Overview
Modern advances in quantum-chemical calculations and machine learning have ushered in a new age of computational materials science. While there is much excitement about accelerating the design and discovery of new materials, this is often viewed from the binary lens of a material being stable or unstable. Reality, however, is much more complex. Many of the most useful and interesting materials are not in their thermodynamic ground state at all. Instead, these materials can be metastable: higher-energy, kinetically trapped structures whose distinctive physical and chemical properties can make or break their utility.
The Rosen Research Group consists of quantum-chemical engineers who combine high-throughput computing and machine learning to study materials at the edge of stability. Our work spans two broad areas:
- Materials pushed to their thermodynamic and kinetic limits, wherein we predict whether a material can be synthesized, how it decomposes, and the conditions under which it may exist.
- Materials pushed to their electronic limits, wherein we predict how electrons can occupy unusual states, resulting in entirely new kinds of chemical reactivity.
Our work is motivated by applications in energy and sustainability science, including heterogeneous catalysis, energy storage and conversion, and separation processes.
Source: C&EN
Modeling Thermodynamic and Kinetic Stability Limits
In recent years, computational methods have advanced to the point where we can identify promising materials for a wide range of applications. However, a major question is often left unanswered—how do we know if a newly proposed material is experimentally realizable, and what factors dictate its temperature- and pressure-dependent stability? Historically, stability has been judged based on idealized, static crystal structures and energies at 0 K. We develop and apply machine learning interatomic potentials to better bridge the gap between theory and experiment by predicting the decomposition mechanisms and finite-temperature stability of metastable materials under experimentally relevant operating conditions.

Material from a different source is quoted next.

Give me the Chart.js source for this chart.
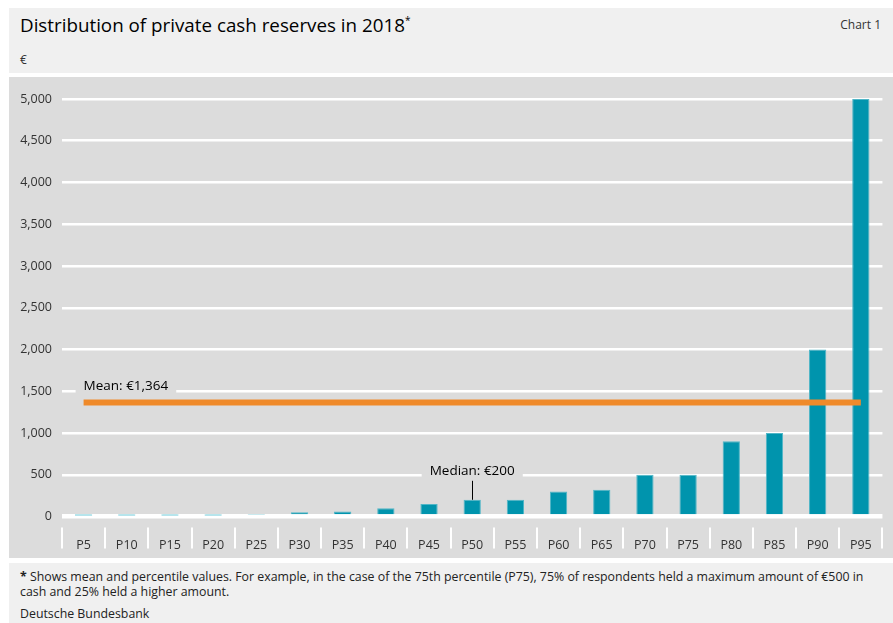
<!DOCTYPE html>
<html>
<head>
<meta charset="utf-8">
<script src="https://cdn.jsdelivr.net/npm/chart.js@4/dist/chart.umd.min.js"></script>
<style>
  html, body { margin: 0; padding: 0; background: #ffffff; width: 893px; height: 623px; overflow: hidden; font-family: "Open Sans", sans-serif; color: #1a1a1a; }
  .panel { position: absolute; left: 9px; width: 884px; }
  #head { top: 8px; height: 65px; background: #f0f0f0; }
  #plot { top: 77px; height: 481px; background: #dcdcdc; }
  #foot { top: 563px; height: 60px; background: #f0f0f0; }
  #title { position: absolute; left: 11px; top: 4px; font-size: 18.8px; color: #000; white-space: nowrap; }
  #title sup { font-size: 10px; position: relative; top: -1px; }
  #chartno { position: absolute; right: 12px; top: 8px; font-size: 12px; color: #333; }
  #unit { position: absolute; left: 11px; top: 43px; font-size: 12px; color: #333; }
  #note { position: absolute; left: 11px; top: 6px; width: 866px; font-size: 12.35px; line-height: 15px; color: #222; }
  #source { position: absolute; left: 11px; top: 42px; font-size: 12.35px; color: #222; }
  canvas { position: absolute; left: 0; top: 0; }
</style>
</head>
<body>
<div id="head" class="panel">
  <div id="title">Distribution of private cash reserves in 2018<sup>*</sup></div>
  <div id="chartno">Chart 1</div>
  <div id="unit">€</div>
</div>
<div id="plot" class="panel"><canvas id="c" width="884" height="481"></canvas></div>
<div id="foot" class="panel">
  <div id="note"><b>*</b> Shows mean and percentile values. For example, in the case of the 75th percentile (P75), 75% of respondents held a maximum amount of €500 in cash and 25% held a higher amount.</div>
  <div id="source">Deutsche Bundesbank</div>
</div>
<script>
// Percentiles of private cash holdings, in euro
const categories = ['P5', 'P10', 'P15', 'P20', 'P25', 'P30', 'P35', 'P40', 'P45', 'P50',
                    'P55', 'P60', 'P65', 'P70', 'P75', 'P80', 'P85', 'P90', 'P95'];
const cashValues = [10, 10, 10, 10, 20, 50, 60, 100, 150, 200,
                    200, 300, 320, 500, 500, 900, 1000, 2000, 5000];
const meanValue = 1364;
const medianCategory = 'P50';
const yTicks = [0, 500, 1000, 1500, 2000, 2500, 3000, 3500, 4000, 4500, 5000];

const TEAL = '#0094ad';
const TEAL_LIGHT = '#7fd0dd';
const ORANGE = '#ef8a2a';
const fmt = v => v.toLocaleString('en-US');
const labelFont = '13.5px "Open Sans", sans-serif';

// Category separators under the x axis
const separators = {
  id: 'separators',
  afterDraw(chart) {
    const x = chart.scales.x, area = chart.chartArea, ctx = chart.ctx;
    const half = (x.getPixelForValue(1) - x.getPixelForValue(0)) / 2;
    ctx.save();
    ctx.strokeStyle = '#ffffff';
    ctx.lineWidth = 2;
    for (let i = 0; i <= categories.length; i++) {
      const px = Math.round(x.getPixelForValue(Math.min(i, categories.length - 1)) + (i === categories.length ? half : -half));
      ctx.beginPath();
      ctx.moveTo(px, area.bottom + 11);
      ctx.lineTo(px, area.bottom + 32);
      ctx.stroke();
    }
    ctx.restore();
  }
};

// Mean and median annotations
const annotations = {
  id: 'annotations',
  afterDatasetsDraw(chart) {
    const x = chart.scales.x, y = chart.scales.y, ctx = chart.ctx;
    ctx.save();
    ctx.font = labelFont;
    ctx.textBaseline = 'alphabetic';

    // Mean label, above the left end of the mean line
    const meanText = 'Mean: €' + fmt(meanValue);
    const mx = x.getPixelForValue(0);
    const my = y.getPixelForValue(meanValue) - 13;
    const mw = ctx.measureText(meanText).width;
    ctx.fillStyle = '#dcdcdc';
    ctx.fillRect(mx - 8, my - 14, mw + 16, 19);
    ctx.fillStyle = '#000';
    ctx.textAlign = 'left';
    ctx.fillText(meanText, mx, my);

    // Median label with leader line to the P50 bar
    const mi = categories.indexOf(medianCategory);
    const medianValue = cashValues[mi];
    const medText = 'Median: €' + fmt(medianValue);
    const cx = x.getPixelForValue(mi);
    const top = y.getPixelForValue(medianValue);
    const by = top - 25;
    const tw = ctx.measureText(medText).width;
    ctx.fillStyle = '#dcdcdc';
    ctx.fillRect(cx - tw / 2 - 8, by - 14, tw + 16, 19);
    ctx.fillStyle = '#000';
    ctx.textAlign = 'center';
    ctx.fillText(medText, cx, by);
    ctx.strokeStyle = '#000';
    ctx.lineWidth = 1;
    ctx.beginPath();
    ctx.moveTo(Math.round(cx) + 0.5, by + 6);
    ctx.lineTo(Math.round(cx) + 0.5, top);
    ctx.stroke();
    ctx.restore();
  }
};

new Chart(document.getElementById('c'), {
  data: {
    labels: categories,
    datasets: [
      {
        type: 'line',
        label: 'Mean',
        data: categories.map(() => meanValue),
        borderColor: ORANGE,
        borderWidth: 6,
        pointRadius: 0,
        borderCapStyle: 'butt',
        order: 0
      },
      {
        type: 'bar',
        label: 'Cash reserves',
        data: cashValues,
        backgroundColor: ctx => ctx.dataIndex < 4 ? TEAL_LIGHT : TEAL,
        borderColor: ctx => ctx.dataIndex < 4 ? TEAL_LIGHT : '#4fb6c7',
        borderWidth: 1,
        borderSkipped: 'start',
        barPercentage: 0.4,
        categoryPercentage: 1,
        order: 1
      }
    ]
  },
  options: {
    responsive: false,
    animation: false,
    events: [],
    layout: { padding: { top: 22, right: 10, left: 0, bottom: 0 } },
    plugins: { legend: { display: false }, tooltip: { enabled: false } },
    scales: {
      x: {
        offset: true,
        grid: { display: false, drawTicks: false },
        border: { display: false },
        ticks: { color: '#333', font: { family: 'Open Sans', size: 12.5 }, padding: 21, maxRotation: 0 },
        afterFit: s => { s.height = 41.5; }
      },
      y: {
        min: 0,
        max: 5000,
        afterBuildTicks: s => { s.ticks = yTicks.map(v => ({ value: v })); },
        afterFit: s => { s.width = 53; },
        grid: {
          color: '#ffffff',
          lineWidth: ctx => ctx.tick && ctx.tick.value === 0 ? 4.5 : 2.5,
          drawTicks: false
        },
        border: { display: false },
        ticks: { color: '#333', font: { family: 'Open Sans', size: 12.5 }, padding: 10, callback: v => fmt(v) }
      }
    }
  },
  plugins: [separators, annotations]
});
</script>
</body>
</html>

Engineering Exotic Electronic States for Unique Chemical Reactivity
Heterogeneous catalysis—which underlies the production of most manufactured chemicals—is often limited by intrinsic tradeoffs between key reaction steps, which can be traced back to how electrons transfer to and from reacting species. One way to escape these constraints is to design materials with exotic electronic structure properties that break from conventional design rules. We are using quantum-mechanical calculations to understand how such properties can arise in chemically diverse materials, such as electrides: materials in which electrons reside in the void spaces of a crystal structure, where they can serve as reactive sites in their own right. We are also developing new classes of electron-aware machine learning models that move beyond the atom-centered representations conventionally used to describe materials.
Source: Matter
Source: PBS
Democratizing Computational Materials Science
To fully embrace the modern age of machine learning and artificial intelligence, there is a substantial need for large-scale, high-quality data. We curate open datasets of quantum-mechanical properties for materials and develop open-source scientific software to democratize complex computational materials chemistry workflows for the broader community to build upon. We believe that the tools and data behind the work that we do is as important to share as the results themselves.